“No,” she answered. “It seems that the drivers of the coach lost their way. The horses were poor beasts, and, owing to many halts on the road, our progress was slow. When I first entered the house, an old woman led me to the room in which you found me. The ropes on my wrists and ankles had been removed soon after I left London, but I was not allowed to remove the cloak until after the old woman had closed the door on me. Then I sat down so stunned that I could hardly think. But it seemed only a few minutes till I heard dear, brave Betty at the window. You must have come rapidly.”
When we told Frances our side of the story, how Betty had come to Whitehall to see me and had been the real leader throughout it all, Frances leaned forward and kissed the girl, saying:—
“God bless her, and you, too, Baron Ned. She is worthy of you, and you have my consent.”
In further discussing Frances’s journey, she said that the men who were with her in the coach were masked and that she did not know them, but she was sure neither was the king. They did not speak, save to tell the driver to travel slowly to avoid reaching the house too far ahead of the “other coach.”
The other coach, which Frances said she heard enter the gate, arrived not more than ten minutes before we reached Merlin House, and it is probable that we were undisturbed in our rescue because of the fact that supper was in progress.
It was nearly three o’clock by George’s watch when we reached the dark clump of houses standing west of Covent Garden, and within less than half an hour we were in the cozy courtyard of the Old Swan.
Pickering was waiting for us, having kept vigil alone since midnight. When he saw me carrying Betty from the coach, he ran to us with a cry and snatched her from my arms. We followed him into the house where we found him weeping over the girl, and kissing her hands as she lay on a bench near the fire.
“What have you been doing?

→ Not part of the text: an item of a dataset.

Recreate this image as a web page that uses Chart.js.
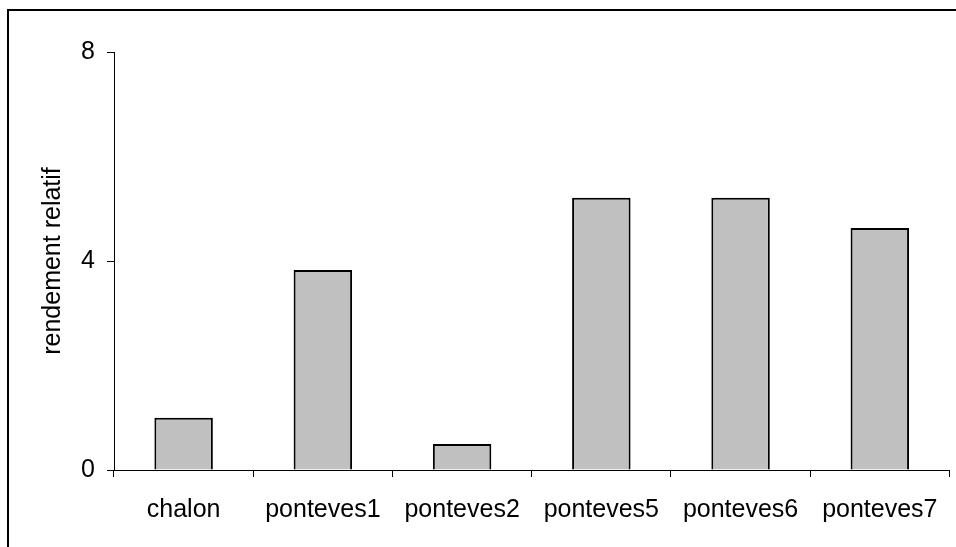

Have you killed my little girl?” he asked sorrowfully.
“I hope not, Pickering,” I answered. “She had a fall of not more than eight or ten feet, and although I fear she is hurt, I am sure the injury is not serious, as I caught her and broke the fall.”
“Let us take her to bed,” suggested Frances.
George went to fetch Doctor Price, the surgeon, and I carried Betty upstairs. I laid her on the bed, and after I had talked a few minutes with Pickering, explaining to him the events of the night, and telling him of Betty’s glorious part in our success, I went downstairs to wait in the tap-room for George and the surgeon.
Presently they came, and George and I followed the surgeon to Betty’s door, where we waited in the hallway outside to hear his report. Presently Frances came out to tell us that Betty’s injuries were no greater than a few sprains and bruises, and that the surgeon said she would be well in a few days.